Florida Sees 30% Drop in Property Litigation After Tort Reforms

Florida's tort reforms, including House Bill 837, have led to a 30% drop in property insurance litigation, easing legal costs for insurers. Reciprocal insurers, where policyholders share financial risks, saw improved financial performance and reduced legal expenses. The changes are helping stabilize Florida’s insurance market.

Florida's recent tort reforms are beginning to reshape the state's property insurance landscape, with litigation rates dropping 30% since the measures took effect.
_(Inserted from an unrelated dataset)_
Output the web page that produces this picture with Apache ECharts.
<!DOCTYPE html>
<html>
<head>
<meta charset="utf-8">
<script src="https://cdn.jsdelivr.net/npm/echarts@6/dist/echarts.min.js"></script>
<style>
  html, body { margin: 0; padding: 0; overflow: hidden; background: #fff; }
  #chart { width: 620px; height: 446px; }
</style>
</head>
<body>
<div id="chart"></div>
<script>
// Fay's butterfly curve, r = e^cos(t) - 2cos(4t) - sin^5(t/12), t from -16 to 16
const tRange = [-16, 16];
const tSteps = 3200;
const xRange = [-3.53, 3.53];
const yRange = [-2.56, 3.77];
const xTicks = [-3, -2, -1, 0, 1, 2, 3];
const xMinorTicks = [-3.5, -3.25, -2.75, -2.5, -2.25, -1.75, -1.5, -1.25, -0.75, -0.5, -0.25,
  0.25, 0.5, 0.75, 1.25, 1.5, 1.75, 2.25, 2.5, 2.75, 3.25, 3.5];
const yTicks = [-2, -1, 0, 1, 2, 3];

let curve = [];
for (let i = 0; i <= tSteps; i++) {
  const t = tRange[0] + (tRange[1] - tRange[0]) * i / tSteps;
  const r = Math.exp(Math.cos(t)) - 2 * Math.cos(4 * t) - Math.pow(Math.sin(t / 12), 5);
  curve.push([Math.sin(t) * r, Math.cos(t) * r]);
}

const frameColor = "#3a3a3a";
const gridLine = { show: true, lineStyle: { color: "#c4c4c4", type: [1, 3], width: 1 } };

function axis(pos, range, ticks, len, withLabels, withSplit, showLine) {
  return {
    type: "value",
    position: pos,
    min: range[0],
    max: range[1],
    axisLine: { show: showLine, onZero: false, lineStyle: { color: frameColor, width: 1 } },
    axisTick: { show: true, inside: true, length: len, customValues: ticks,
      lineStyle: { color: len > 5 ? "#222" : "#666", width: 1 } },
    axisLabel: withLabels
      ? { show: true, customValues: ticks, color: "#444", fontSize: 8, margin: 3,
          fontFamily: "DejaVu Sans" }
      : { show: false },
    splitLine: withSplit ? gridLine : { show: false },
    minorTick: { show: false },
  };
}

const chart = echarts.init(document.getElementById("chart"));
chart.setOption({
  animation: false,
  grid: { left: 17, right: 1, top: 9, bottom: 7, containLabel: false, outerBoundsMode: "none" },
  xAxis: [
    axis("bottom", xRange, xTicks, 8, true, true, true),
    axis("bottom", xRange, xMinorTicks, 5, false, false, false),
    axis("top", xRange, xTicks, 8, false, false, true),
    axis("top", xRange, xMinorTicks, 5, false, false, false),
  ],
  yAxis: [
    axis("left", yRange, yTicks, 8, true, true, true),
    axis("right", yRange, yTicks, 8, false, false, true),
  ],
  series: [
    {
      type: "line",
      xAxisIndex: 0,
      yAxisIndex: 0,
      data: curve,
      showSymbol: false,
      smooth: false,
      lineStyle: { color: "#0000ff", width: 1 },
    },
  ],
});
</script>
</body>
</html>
The Florida Office of Insurance Regulation confirmed the decline, attributing it largely to House Bill 837, which limits one-way attorney fees and reduces incentives for excessive legal action. These changes have particularly benefited reciprocal insurers, where policyholders share in the financial risks.

According to the Florida Senate Banking and Insurance Committee, some reciprocals saw more than 15% savings in loss adjustment expenses, with improved underwriting results and fewer contested claims. AM Best also noted better combined ratios among Florida reciprocals in 2024, with many moving from losses to breakeven or slightly profitable positions.

While broader impacts on policyholders and premium rates remain to be seen, the data signals that tort reform is helping stabilize Florida’s troubled insurance market—at least for now.